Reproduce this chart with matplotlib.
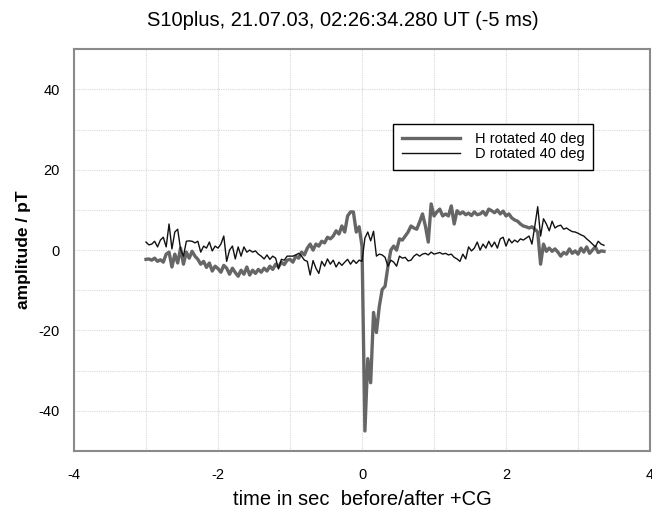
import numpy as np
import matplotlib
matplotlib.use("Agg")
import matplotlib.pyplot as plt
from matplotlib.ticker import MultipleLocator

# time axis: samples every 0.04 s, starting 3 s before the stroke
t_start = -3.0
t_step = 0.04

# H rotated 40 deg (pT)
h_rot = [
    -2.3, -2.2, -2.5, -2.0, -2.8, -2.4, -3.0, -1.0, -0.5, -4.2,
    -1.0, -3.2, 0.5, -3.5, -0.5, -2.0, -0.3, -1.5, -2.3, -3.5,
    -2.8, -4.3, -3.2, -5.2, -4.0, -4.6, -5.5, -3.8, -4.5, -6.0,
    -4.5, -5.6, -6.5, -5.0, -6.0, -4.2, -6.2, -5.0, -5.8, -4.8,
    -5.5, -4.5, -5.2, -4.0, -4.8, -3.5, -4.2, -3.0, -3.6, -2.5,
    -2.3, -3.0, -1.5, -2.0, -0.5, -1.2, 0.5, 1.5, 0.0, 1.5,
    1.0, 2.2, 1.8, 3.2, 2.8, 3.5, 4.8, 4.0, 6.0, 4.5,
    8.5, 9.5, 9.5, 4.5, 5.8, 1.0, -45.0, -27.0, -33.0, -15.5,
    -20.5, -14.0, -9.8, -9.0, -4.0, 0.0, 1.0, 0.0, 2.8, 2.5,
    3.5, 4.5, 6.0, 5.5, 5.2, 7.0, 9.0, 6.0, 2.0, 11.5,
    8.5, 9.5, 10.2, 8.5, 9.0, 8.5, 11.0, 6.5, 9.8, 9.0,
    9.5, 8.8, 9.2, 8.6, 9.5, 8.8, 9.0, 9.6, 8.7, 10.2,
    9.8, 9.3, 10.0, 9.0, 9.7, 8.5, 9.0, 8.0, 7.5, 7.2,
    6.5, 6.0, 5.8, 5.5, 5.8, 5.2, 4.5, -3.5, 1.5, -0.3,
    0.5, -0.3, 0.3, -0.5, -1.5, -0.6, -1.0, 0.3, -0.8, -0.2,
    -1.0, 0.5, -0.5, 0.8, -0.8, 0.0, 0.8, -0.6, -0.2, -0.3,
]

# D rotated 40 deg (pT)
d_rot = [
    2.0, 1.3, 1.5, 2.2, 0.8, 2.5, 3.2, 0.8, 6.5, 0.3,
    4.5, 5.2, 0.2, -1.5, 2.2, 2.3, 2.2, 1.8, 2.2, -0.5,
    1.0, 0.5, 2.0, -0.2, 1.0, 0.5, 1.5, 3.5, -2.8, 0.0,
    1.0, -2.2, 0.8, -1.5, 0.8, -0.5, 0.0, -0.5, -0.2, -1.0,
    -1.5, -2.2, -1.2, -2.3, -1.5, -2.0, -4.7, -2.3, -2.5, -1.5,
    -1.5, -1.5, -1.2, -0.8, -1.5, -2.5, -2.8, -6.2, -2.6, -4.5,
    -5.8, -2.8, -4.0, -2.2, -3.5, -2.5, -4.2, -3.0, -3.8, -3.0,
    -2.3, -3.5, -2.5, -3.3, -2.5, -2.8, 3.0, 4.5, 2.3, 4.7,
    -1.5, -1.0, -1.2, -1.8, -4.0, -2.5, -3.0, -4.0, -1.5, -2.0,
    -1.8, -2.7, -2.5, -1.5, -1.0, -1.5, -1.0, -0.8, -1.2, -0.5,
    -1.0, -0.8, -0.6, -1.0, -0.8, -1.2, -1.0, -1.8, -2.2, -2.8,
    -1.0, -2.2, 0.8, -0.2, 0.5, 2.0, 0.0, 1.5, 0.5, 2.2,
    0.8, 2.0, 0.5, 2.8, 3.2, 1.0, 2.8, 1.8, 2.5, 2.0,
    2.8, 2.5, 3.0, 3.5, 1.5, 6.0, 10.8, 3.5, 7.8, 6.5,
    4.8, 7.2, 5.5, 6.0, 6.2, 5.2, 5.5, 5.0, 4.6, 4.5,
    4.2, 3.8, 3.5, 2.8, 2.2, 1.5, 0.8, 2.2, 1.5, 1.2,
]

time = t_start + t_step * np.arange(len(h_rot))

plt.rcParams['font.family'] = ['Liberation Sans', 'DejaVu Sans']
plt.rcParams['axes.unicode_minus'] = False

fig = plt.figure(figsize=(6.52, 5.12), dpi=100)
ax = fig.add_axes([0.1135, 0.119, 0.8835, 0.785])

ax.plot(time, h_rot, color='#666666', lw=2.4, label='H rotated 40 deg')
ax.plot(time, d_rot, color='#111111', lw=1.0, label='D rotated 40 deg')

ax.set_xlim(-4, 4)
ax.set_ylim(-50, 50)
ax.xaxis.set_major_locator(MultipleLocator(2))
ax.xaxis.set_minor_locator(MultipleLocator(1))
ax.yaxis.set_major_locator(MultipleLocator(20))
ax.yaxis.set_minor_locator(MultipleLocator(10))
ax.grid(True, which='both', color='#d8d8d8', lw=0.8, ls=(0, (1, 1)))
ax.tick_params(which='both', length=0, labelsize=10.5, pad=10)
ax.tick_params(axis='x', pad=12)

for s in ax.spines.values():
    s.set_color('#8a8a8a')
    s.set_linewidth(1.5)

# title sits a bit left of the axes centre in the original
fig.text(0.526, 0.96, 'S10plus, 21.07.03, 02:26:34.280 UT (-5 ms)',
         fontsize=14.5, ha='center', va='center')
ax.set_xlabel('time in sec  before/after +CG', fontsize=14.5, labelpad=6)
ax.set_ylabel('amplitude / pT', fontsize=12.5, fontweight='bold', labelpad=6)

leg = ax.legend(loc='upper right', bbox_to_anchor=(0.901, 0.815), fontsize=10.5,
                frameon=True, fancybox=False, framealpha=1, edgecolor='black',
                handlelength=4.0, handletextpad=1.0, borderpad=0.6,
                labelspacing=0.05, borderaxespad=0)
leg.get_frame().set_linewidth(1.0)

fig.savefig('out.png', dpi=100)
......
Aim of the task | Write out the lines from the start of the material to the line with "t_step = 0.04", inclusive and exactly. Skip the pictures.

Output for this task |
Reproduce this chart with matplotlib.
import numpy as np
import matplotlib
matplotlib.use("Agg")
import matplotlib.pyplot as plt
from matplotlib.ticker import MultipleLocator

# time axis: samples every 0.04 s, starting 3 s before the stroke
t_start = -3.0
t_step = 0.04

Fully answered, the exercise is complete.